Вот, в общем-то, и все. Иными словами, этический авторитет Света держится на умелом литературном приеме и честном слове автора - каковые иногда противоречат тут же сообщенным деталям.

Характерно, что христианство Толкиена за все это не ответчик. В рамках основного компонента христианской картины мира смерть и боль человека являются результатом учиненного им по собственной воле и выбору отпадения от Бога, создал же Бог человека бай дефолт целостным, не испытывающим боли и бессмертным (и лишь наделенным способностью все это в себе сломать, нажав не на ту кнопку вопреки предупреждениям) - и планировал для него Обожение, а вовсе не падение в смерть-и-боль. Так что весь ответ за неприятности на человеке, а к Творцу не придерешься. Правда, многие другие элементы христианского мифа с этой картиной не сопрягаются (Бог, находясь вне времени, еще до творения знает, что тварь заведомо использует свободу воли себе во зло и обречет себя на боль-и-смерть - зачем он в таком случае эту тварь творит? Да и самого человека о своих планах на него и о последствиях тех или иных его действий, в частности, знаменитого поедания плода древа смерти, божество предупреждает нарочито неполно и так играя словами, что впору говорить о намеренной дезинформации. Автоматическое распространение Богом последствий выбора Первочеловека на всех его потомков (уже без всякого выбора с их стороны), а также на всю живность земли (вообще неспособную делать никакого выбора, но исправно страдающую и гибнущую с момента Грехопадения Адама) тоже дорогого стоит). Но это уже противоречия между разными элементами христианской истории мира, в то время как компонент, названный нами выше «основным», сам по себе соответствующих претензий не вызывает.
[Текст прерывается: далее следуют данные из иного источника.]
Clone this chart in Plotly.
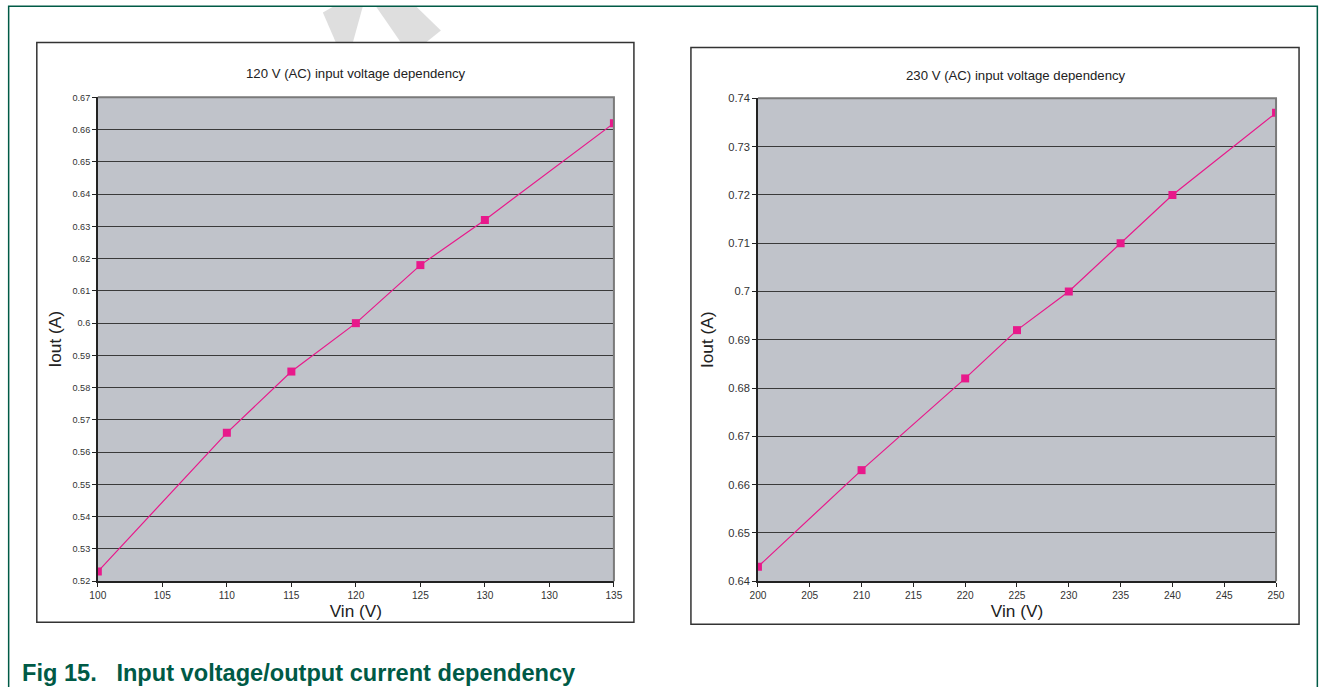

У Толкиена этот основной компонент замещен на неизмеримо более мрачную картину. Люди изначально сотворены обреченными боли и смерти, никакого (плохого) собственного выбора для этого им делать не потребовалось. Красота человеческой твари с самого начала, бай дефолт, предполагается заключенной в скорби и ее перенесении без утраты веры во всеблагость Творца (а ни в каком не Обожении). Вообще, ОБЕ разновидности Детей Эру сотворены Им как принципиально НЕ-целостные, неравные и хоть в чем-то да ущербные (каждая в своем): эльфы долгоживущи и менее подвержены всякому злу и распаду, но не то что их тела, а даже их души _смертны_ - (в конце света им суждено безвозвратно уничтожиться вместе с миром); людские же души, напротив, бессмертны и переживут мир, но сами люди живут недолго, подвержены всякому злу неизмеримо больше эльфов, да к тому же никто не знает, каково будет это бессмертие. Посмертная судьба людей в Арде (в отличие от христианского случая, где Бог людей предупреждает о последствиях и прописывает им подробнейшие рецепты) не должна стать людям известна ни при каких обстоятельствах: Эру не намерен сообщать людям об их месте в мире и правилах игры ни прямо, ни через валар. Бог Библии дает и выполняет обетования людям - Эру не делает ничего похожего. За всем тем он отдает такие же приказы, вменяет такие же правила, и требует такого же безоговорочного и абсолютного приятия, поклонения и исполнения своей воли, как Бог Библии! Как видим, христианство подсознательно казалось Толкиену слишком мягким, слишком потакающим человеку, слишком считающимся с ним - и он сам создал куда более анти- и нечеловеческую мифологему; в противном случае вышеперечисленные принципиальные расхождения с христианским каноном представляются мне необъяснимыми.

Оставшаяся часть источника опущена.